For four weeks in May, for instance, U.S. Marines lost one man in fighting that killed scores of Taliban and drove insurgents from their strongholds in the southern province of Helmand, the world’s leading opium-producing region. Yet in a three-day period early last week, the Marines lost four men to roadside attacks.
The Marine killed Friday with his interpreter had been dead only a few hours when his remains, sealed in a dark green body bag, were carried by colleagues past columns of saluting soldiers and Marines near the rear ramp of a C-130 cargo plane. Two reporters joined the columns, holding their hands over their hearts instead of saluting.
An American flag was strapped to the Marine’s body bag. Other Marines carried the remains of the interpreter, in a similar body bag with no flag. His corpse received no salute.
There were no remarks, no spoken prayers — just the sharp cadences of a Marine calling out commands: “Atten-shun” and “pree-sent arms.” The remains were carried past the columns, slowly, as if to maximize the tribute.

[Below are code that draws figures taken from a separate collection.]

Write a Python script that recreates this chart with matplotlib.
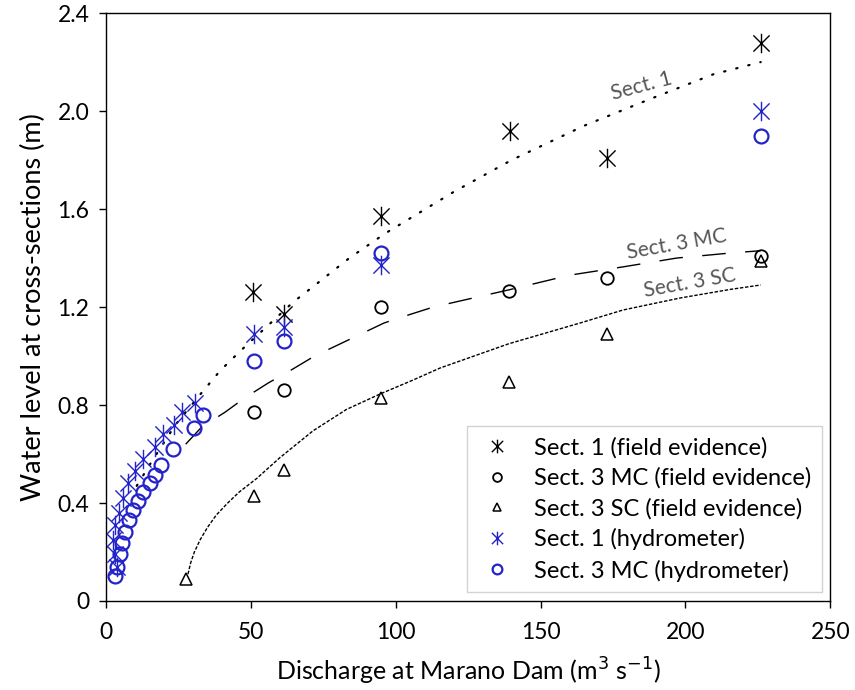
import numpy as np
import matplotlib
matplotlib.use("Agg")
import matplotlib.pyplot as plt
from matplotlib.path import Path

plt.rcParams['font.family'] = ['Lato', 'DejaVu Sans']

# field evidence
s1_field_q = [50.8, 61.5, 95, 139.5, 173, 226]
s1_field_h = [1.26, 1.17, 1.57, 1.92, 1.81, 2.28]
mc_field_q = [51, 61.5, 95, 139, 173, 226]
mc_field_h = [0.77, 0.86, 1.20, 1.265, 1.32, 1.41]
sc_field_q = [27.5, 51, 61.5, 95, 139, 173, 226]
sc_field_h = [0.09, 0.43, 0.535, 0.83, 0.895, 1.09, 1.39]

# hydrometer
s1_hyd_q = [3.7, 3.1, 2.3, 3.1, 4.6, 6.0, 7.7, 10.0, 12.9, 16.9, 19.8, 23.5,
            26.1, 30.7, 51, 61.5, 95, 226]
s1_hyd_h = [0.14, 0.19, 0.25, 0.31, 0.36, 0.42, 0.48, 0.53, 0.58, 0.63, 0.68,
            0.72, 0.77, 0.81, 1.09, 1.12, 1.37, 2.0]
mc_hyd_q = [3.1, 3.7, 4.8, 5.4, 6.6, 8.0, 9.4, 11.2, 12.9, 15.2, 16.9, 18.9,
            23.0, 30.2, 33.4, 51, 61.5, 95, 226]
mc_hyd_h = [0.10, 0.14, 0.19, 0.235, 0.28, 0.33, 0.37, 0.41, 0.445, 0.48,
            0.515, 0.555, 0.62, 0.705, 0.76, 0.98, 1.06, 1.42, 1.90]

# trend curves
s1_trend_q = [10.6, 15.8, 24, 33, 39.4, 46.3, 57.3, 64.6, 72.2, 84, 96.3,
              120, 140, 165, 188, 209.6, 226]
s1_trend_h = [0.47, 0.57, 0.72, 0.85, 0.94, 1.02, 1.14, 1.22, 1.29, 1.40,
              1.50, 1.67, 1.80, 1.94, 2.05, 2.15, 2.20]
mc_trend_q = [27.5, 33, 41, 48, 56, 63.5, 72, 80, 88, 96, 105, 113, 139,
              160, 179, 197, 215, 226]
mc_trend_h = [0.64, 0.71, 0.77, 0.83, 0.89, 0.94, 1.00, 1.045, 1.09, 1.135,
              1.17, 1.20, 1.27, 1.33, 1.365, 1.40, 1.42, 1.43]
sc_trend_q = [28.3, 29.2, 30.5, 32.5, 35, 38, 42, 46, 52, 60, 71.5, 83,
              94.6, 106, 115.3, 139, 163.7, 178.5, 198.2, 215.5, 226]
sc_trend_h = [0.11, 0.155, 0.20, 0.25, 0.30, 0.35, 0.40, 0.445, 0.50, 0.585,
              0.695, 0.782, 0.845, 0.902, 0.951, 1.05, 1.135, 1.188, 1.237,
              1.272, 1.29]

xticks = [0, 50, 100, 150, 200, 250]
yticks = [0, 0.4, 0.8, 1.2, 1.6, 2.0, 2.4]
ytick_labels = ['0', '0.4', '0.8', '1.2', '1.6', '2.0', '2.4']

blue = '#2323c8'
star = Path([(-1, -1), (1, 1), (-1, 1), (1, -1), (0, -1.2), (0, 1.2)],
            [Path.MOVETO, Path.LINETO, Path.MOVETO, Path.LINETO,
             Path.MOVETO, Path.LINETO])

fig = plt.figure(figsize=(8.55, 6.9), dpi=100)
ax = fig.add_axes([0.124, 0.129, 0.847, 0.852])

ax.plot(s1_trend_q, s1_trend_h, color='black', lw=1.6, ls=(0, (0.6, 5)),
        dash_capstyle='round')
ax.plot(mc_trend_q, mc_trend_h, color='black', lw=1.0, ls=(0, (17, 14)))
ax.plot(sc_trend_q, sc_trend_h, color='black', lw=1.0, ls=(0, (2.5, 1.2)))

ax.plot(s1_field_q, s1_field_h, ls='none', marker=star, ms=14, mew=1.0,
        color='black', label='Sect. 1 (field evidence)')
ax.plot(mc_field_q, mc_field_h, ls='none', marker='o', ms=9, mew=1.3,
        mfc='none', color='black', label='Sect. 3 MC (field evidence)')
ax.plot(sc_field_q, sc_field_h, ls='none', marker='^', ms=9, mew=1.1,
        mfc='none', color='black', label='Sect. 3 SC (field evidence)')
ax.plot(s1_hyd_q, s1_hyd_h, ls='none', marker=star, ms=14, mew=1.0,
        color=blue, label='Sect. 1 (hydrometer)')
ax.plot(mc_hyd_q, mc_hyd_h, ls='none', marker='o', ms=10, mew=1.6,
        mfc='none', color=blue, label='Sect. 3 MC (hydrometer)')

ax.text(185, 2.10, 'Sect. 1', rotation=15, ha='center', va='center',
        fontsize=15, color='#555555')
ax.text(197, 1.457, 'Sect. 3 MC', rotation=10, ha='center', va='center',
        fontsize=15, color='#555555')
ax.text(201.7, 1.30, 'Sect. 3 SC', rotation=10, ha='center', va='center',
        fontsize=15, color='#555555')

ax.set_xlim(0, 250)
ax.set_ylim(0, 2.4)
ax.set_xticks(xticks)
ax.set_yticks(yticks)
ax.set_yticklabels(ytick_labels)
ax.tick_params(direction='out', length=5, width=1, labelsize=16.5, pad=7)
ax.tick_params(axis='x', pad=10)
for sp in ax.spines.values():
    sp.set_linewidth(1.0)

ax.set_xlabel('Discharge at Marano Dam (m$^3$ s$^{-1}$)', fontsize=18,
              labelpad=9)
ax.set_ylabel('Water level at cross-sections (m)', fontsize=19.5, labelpad=8)

leg = ax.legend(loc='lower right', bbox_to_anchor=(0.989, 0.015),
                borderaxespad=0, fontsize=17, frameon=True, fancybox=False,
                markerscale=0.7, handlelength=1.6, handletextpad=0.8,
                labelspacing=0.38, borderpad=0.45)
leg.get_frame().set_edgecolor('#c8c8c8')
leg.get_frame().set_linewidth(1.0)

fig.savefig('out.png', dpi=100)
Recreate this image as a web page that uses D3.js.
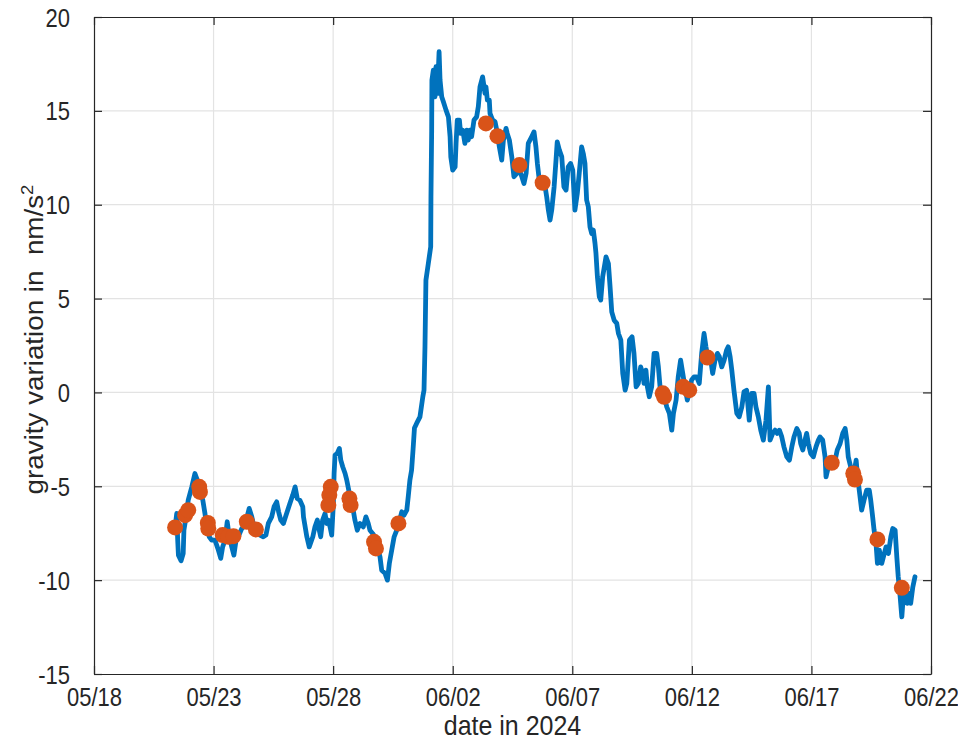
<!DOCTYPE html>
<html>
<head>
<meta charset="utf-8">
<script src="https://cdn.jsdelivr.net/npm/d3@7"></script>
<style>
  body { margin: 0; background: #fff; }
  text { font-family: "Liberation Sans", Arial, sans-serif; fill: #262626; }
</style>
</head>
<body>
<main></main>
<script>
// gravity record, days since 2024-05-18 and value in nm/s^2
const tDays = [3.39,3.46,3.50,3.53,3.64,3.73,3.76,3.85,3.94,4.09,4.22,4.32,4.43,4.55,4.64,4.71,4.82,4.92,5.06,5.20,
  5.30,5.38,5.48,5.57,5.66,5.76,5.85,5.94,6.03,6.18,6.31,6.49,6.60,6.69,6.80,6.94,7.08,7.19,7.29,7.43,
  7.53,7.64,7.72,7.81,7.92,8.03,8.17,8.31,8.41,8.50,8.61,8.73,8.76,8.90,9.00,9.15,9.24,9.34,9.42,9.48,
  9.56,9.66,9.73,9.80,9.87,9.94,10.01,10.04,10.08,10.17,10.26,10.32,10.40,10.50,10.57,10.68,10.78,10.84,10.91,11.01,
  11.12,11.26,11.37,11.47,11.54,11.65,11.75,11.85,11.96,12.03,12.17,12.27,12.35,12.45,12.55,12.66,12.80,12.87,12.96,13.08,
  13.14,13.21,13.28,13.34,13.40,13.49,13.63,13.75,13.80,13.84,13.88,13.98,14.08,14.09,14.12,14.13,14.19,14.26,14.30,14.36,
  14.43,14.47,14.54,14.61,14.72,14.82,14.89,14.92,15.00,15.10,15.14,15.19,15.28,15.33,15.42,15.51,15.59,15.65,15.72,15.79,
  15.89,16.00,16.07,16.14,16.25,16.35,16.39,16.45,16.53,16.56,16.67,16.77,16.87,16.95,17.05,17.12,17.23,17.28,17.37,17.47,
  17.56,17.68,17.79,17.89,17.98,18.07,18.16,18.30,18.40,18.48,18.54,18.62,18.72,18.82,18.93,19.00,19.07,19.14,19.24,19.32,
  19.37,19.46,19.56,19.65,19.74,19.83,19.93,20.02,20.11,20.21,20.29,20.39,20.46,20.53,20.60,20.67,20.74,20.81,20.88,20.95,
  20.99,21.05,21.13,21.19,21.27,21.41,21.51,21.58,21.65,21.75,21.86,21.93,22.03,22.11,22.21,22.28,22.39,22.50,22.58,22.67,
  22.76,22.86,22.95,23.00,23.08,23.14,23.22,23.32,23.42,23.53,23.60,23.67,23.78,23.88,23.95,24.06,24.16,24.23,24.34,24.43,
  24.53,24.62,24.71,24.81,24.89,24.99,25.09,25.20,25.31,25.41,25.51,25.59,25.69,25.79,25.87,25.97,26.07,26.15,26.25,26.35,
  26.45,26.52,26.60,26.67,26.76,26.88,26.98,27.09,27.18,27.29,27.40,27.50,27.60,27.68,27.78,27.88,27.99,28.10,28.20,28.27,
  28.38,28.48,28.57,28.66,28.76,28.85,28.97,29.08,29.18,29.27,29.39,29.49,29.55,29.64,29.73,29.80,29.87,29.97,30.08,30.19,
  30.29,30.36,30.47,30.57,30.61,30.71,30.85,30.99,31.08,31.20,31.31,31.41,31.48,31.54,31.64,31.75,31.87,31.92,32.00,32.10,
  32.20,32.31,32.42,32.48,32.56,32.62,32.70,32.76,32.84,32.94,33.01,33.12,33.22,33.32,33.40,33.50,33.57,33.63,33.71,33.78,
  33.84,33.96,34.01,34.09,34.15,34.24,34.33];
const gVals = [-7.19,-6.45,-7.87,-8.67,-8.97,-8.58,-7.34,-6.63,-5.74,-5.03,-4.32,-4.67,-5.21,-5.74,-6.45,-7.16,-7.69,-7.87,-7.87,-8.40,
  -8.84,-8.23,-7.87,-6.89,-7.69,-8.23,-8.67,-7.87,-7.69,-7.25,-7.07,-6.18,-6.63,-7.16,-7.51,-7.60,-7.69,-7.60,-6.98,-6.63,
  -6.09,-5.83,-6.36,-6.80,-6.98,-6.54,-6.00,-5.47,-5.03,-5.65,-5.74,-6.09,-6.63,-7.69,-8.23,-7.69,-7.16,-6.80,-7.34,-7.69,
  -6.80,-6.45,-6.98,-6.80,-7.16,-7.60,-5.91,-4.32,-3.34,-3.25,-2.98,-3.61,-3.96,-4.32,-4.67,-5.38,-5.91,-6.27,-6.80,-7.34,
  -6.98,-7.16,-6.63,-6.98,-7.34,-7.51,-7.69,-8.23,-8.76,-9.47,-9.64,-10.00,-9.11,-8.40,-7.69,-7.34,-6.71,-6.36,-6.54,-6.27,
  -5.56,-4.67,-4.14,-3.07,-1.90,-1.65,-1.30,-0.23,0.12,2.43,5.98,6.87,7.76,10.42,13.97,16.64,17.17,15.75,17.35,15.93,
  18.15,16.64,15.75,15.48,15.04,14.68,13.62,12.55,11.84,12.02,13.27,14.51,14.51,13.80,13.97,13.27,13.97,13.44,13.97,13.62,
  14.51,14.68,15.22,16.28,16.81,15.93,16.28,15.57,15.57,14.86,14.51,14.42,13.80,13.08,12.38,13.44,14.07,13.80,13.44,12.55,
  11.49,11.67,11.84,11.49,11.13,11.67,13.27,13.62,13.88,13.08,12.20,11.31,11.13,11.31,10.42,9.71,9.18,9.71,10.95,12.38,
  13.35,12.91,12.55,10.95,10.78,12.02,12.20,11.84,9.71,10.60,11.67,13.08,12.73,12.20,10.25,9.89,8.82,8.47,8.65,7.94,
  7.41,6.16,5.09,4.92,6.16,7.22,6.87,5.63,4.29,3.85,3.68,3.14,2.79,1.01,0.12,0.48,2.79,2.96,2.08,0.30,
  0.48,1.36,1.01,0.48,1.19,0.30,-0.23,0.30,2.08,2.08,1.36,0.30,-0.05,-0.41,-0.77,-1.12,-2.01,-1.12,-0.41,0.83,
  1.72,1.01,0.30,-0.41,-0.05,0.66,0.83,0.83,0.48,2.08,3.14,2.43,1.72,1.72,1.01,1.72,2.08,1.90,1.36,1.72,
  2.25,2.43,1.90,1.19,0.12,-1.12,-1.30,-0.77,0.03,0.12,-1.48,-0.05,-0.05,-0.77,-1.30,-2.01,-2.54,-1.48,0.30,-2.54,
  -2.18,-2.01,-2.18,-2.01,-2.37,-2.90,-3.43,-3.61,-2.90,-2.37,-1.92,-2.18,-2.72,-3.07,-2.54,-2.18,-2.72,-3.25,-3.43,-2.90,
  -2.54,-2.37,-2.54,-3.43,-4.50,-3.96,-3.78,-3.61,-3.07,-2.72,-2.18,-1.92,-2.54,-3.43,-3.96,-4.50,-3.61,-4.32,-5.21,-6.27,
  -5.74,-5.21,-5.21,-5.74,-6.63,-7.34,-8.04,-9.11,-8.40,-9.11,-8.76,-8.23,-8.58,-7.69,-7.25,-7.34,-8.76,-9.82,-10.89,-11.96,
  -10.89,-10.36,-11.24,-10.71,-11.24,-10.36,-9.82];

// marked samples
const dotDays = [3.39,3.81,3.94,4.40,4.43,4.76,4.78,5.38,5.62,5.83,6.39,6.77,9.90,9.84,9.80,10.68,10.73,11.71,11.79,12.73,
  16.39,16.87,17.79,18.76,23.78,23.84,24.64,24.89,25.65,30.85,31.75,31.82,32.76,33.78];
const dotVals = [-7.19,-6.54,-6.27,-5.03,-5.30,-6.95,-7.25,-7.60,-7.69,-7.66,-6.89,-7.30,-5.03,-5.47,-6.00,-5.65,-6.00,-7.96,-8.31,-6.98,
  14.33,13.65,12.11,11.17,-0.05,-0.23,0.30,0.12,1.86,-3.75,-4.32,-4.64,-7.83,-10.41];

const xTicks = ["2024-05-18","2024-05-23","2024-05-28","2024-06-02","2024-06-07","2024-06-12","2024-06-17","2024-06-22"];
const yTicks = [-15,-10,-5,0,5,10,15,20];

const svgWidth = 958,
  svgHeight = 742,
  margin = { left: 94, right: 27, top: 17, bottom: 68 },
  stretch = 1.14; // the figure text is a bit taller than it is wide

const parse = d3.timeParse("%Y-%m-%d"),
  start = parse(xTicks[0]),
  dayOf = d => new Date(start.getTime() + d * 864e5);

const xScale = d3.scaleTime()
    .domain([start, parse(xTicks[xTicks.length - 1])])
    .range([margin.left, svgWidth - margin.right]),
  yScale = d3.scaleLinear().domain([-15, 20]).range([svgHeight - margin.bottom, margin.top]);

const svg = d3.select("main").append("svg")
  .attr("width", svgWidth)
  .attr("height", svgHeight)
  .style("display", "block");

svg.append("rect").attr("width", svgWidth).attr("height", svgHeight).attr("fill", "#fff");

const x0 = margin.left, x1 = svgWidth - margin.right,
  y0 = margin.top, y1 = svgHeight - margin.bottom;

// grid
const grid = svg.append("g").attr("stroke", "#e3e3e3").attr("stroke-width", 1.2);
grid.selectAll(".gx").data(xTicks.slice(1, -1)).join("line")
  .attr("x1", d => xScale(parse(d))).attr("x2", d => xScale(parse(d)))
  .attr("y1", y0).attr("y2", y1);
grid.selectAll(".gy").data(yTicks.slice(1, -1)).join("line")
  .attr("y1", d => yScale(d)).attr("y2", d => yScale(d))
  .attr("x1", x0).attr("x2", x1);

// data line
const line = d3.line()
  .x((d, i) => xScale(dayOf(tDays[i])))
  .y(d => yScale(d));

svg.append("path")
  .attr("d", line(gVals))
  .attr("fill", "none")
  .attr("stroke", "#0072BD")
  .attr("stroke-width", 4.8)
  .attr("stroke-linejoin", "round")
  .attr("stroke-linecap", "round");

svg.append("g").selectAll("circle").data(dotVals).join("circle")
  .attr("cx", (d, i) => xScale(dayOf(dotDays[i])))
  .attr("cy", d => yScale(d))
  .attr("r", 8)
  .attr("fill", "#D95319");

// axes box with inward ticks
const tickLen = 8;
const axisG = svg.append("g");
const bottom = axisG.append("g").attr("transform", `translate(0,${y1})`)
  .call(d3.axisBottom(xScale).tickValues(xTicks.map(parse)).tickSizeInner(-tickLen).tickSizeOuter(0)
    .tickFormat(d3.timeFormat("%m/%d")));
axisG.append("g").attr("transform", `translate(0,${y0})`)
  .call(d3.axisTop(xScale).tickValues(xTicks.map(parse)).tickSizeInner(-tickLen).tickSizeOuter(0).tickFormat(""));
const left = axisG.append("g").attr("transform", `translate(${x0},0)`)
  .call(d3.axisLeft(yScale).tickValues(yTicks).tickSizeInner(-tickLen).tickSizeOuter(0).tickFormat(d => String(d)));
axisG.append("g").attr("transform", `translate(${x1},0)`)
  .call(d3.axisRight(yScale).tickValues(yTicks).tickSizeInner(-tickLen).tickSizeOuter(0).tickFormat(""));

axisG.selectAll(".domain").attr("stroke", "#262626").attr("stroke-width", 1.2);
axisG.selectAll(".tick line").attr("stroke", "#262626").attr("stroke-width", 1.2);
axisG.selectAll(".tick text")
  .attr("font-family", "'Liberation Sans', Arial, sans-serif")
  .attr("font-size", 22)
  .attr("fill", "#262626");

bottom.selectAll(".tick text")
  .attr("y", null).attr("dy", null)
  .attr("transform", `translate(0,32) scale(1,${stretch})`);
left.selectAll(".tick text")
  .attr("x", null).attr("dy", null)
  .attr("transform", `translate(-24,9) scale(1,${stretch})`);

// labels
svg.append("text")
  .attr("transform", `translate(${(x0 + x1) / 2},735) scale(1,1.09)`)
  .attr("text-anchor", "middle")
  .attr("font-size", 25)
  .text("date in 2024");

const yl = svg.append("text")
  .attr("transform", `translate(43,${(y0 + y1) / 2 - 6}) scale(1,1.09) rotate(-90)`)
  .attr("text-anchor", "middle")
  .attr("font-size", 25.5);
yl.append("tspan").text("gravity variation in \u00a0nm/s");
yl.append("tspan").attr("font-size", 17).attr("dy", -10).text("2");
</script>
</body>
</html>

Those in formation saluted.
The crew chiefs from the plane strapped the body bags to the deck with the same type of straps that hold down cargo pallets. The remains lay beneath an American flag the crew had hung inside the aircraft. Then the big plane was aloft, bound for Kandahar and, for the Marine, the trip home to the U.S. via Germany. In flight, the crew chiefs stepped gingerly around the body bags, keeping a respectful distance.
A few feet away sat four Marines who had been part of the ramp formation. With them was an Afghan interpreter who had also paid his respects along the ramp. They sat in silence, heads bowed, for the entire 35-minute flight.
In Kandahar the next evening, more than 1,000 service members from several countries were on the flight line for a far larger ceremony honoring the Marine killed Friday and four U.S. soldiers killed Saturday. There were American soldiers, Marines and airmen, and troops from Britain, Canada and Lithuania.
Two Humvees and a cargo truck brought the five sets of remains in metal coffins, each one draped in an American flag. The men and women in the columns saluted and held those salutes for many long minutes.
A chaplain said a prayer and spoke of each fallen man. “He knew what it meant to live out the creed — mission first, men always,” he said of one. Of another, he said, “He put the needs of the country before his own.”
Eight-man details carried the caskets down the long, empty stretch of runway left open by the formations.
A piper sounded. The high notes of the bagpipes floated across the tarmac. When the piper played the Marine Corps hymn — not once, but several times — some of the Marines fought back tears.
Then came the low, plaintive notes of taps that cut through the thin evening air. Soon the details had loaded the caskets into the plane’s belly. The big metal ramp rose up and slammed shut on the five caskets all in a row.
At the base fire station at the edge of the flight line, Fire Chief Bill MacDonald did not attend. He and his firefighters used to faithfully show up for every ramp ceremony, he said, but no more.
There have been 80 such ceremonies since July, the chief said. He meant no disrespect to the dead of any nation, he said, but watching all those caskets was taking a psychological toll on him and his men.
“It just got to the point we couldn’t go out there anymore,” he said, watching the C-17 maneuver beneath a dull orange sun setting behind the murky silhouette of a distant mountain. “It was just too much to take.”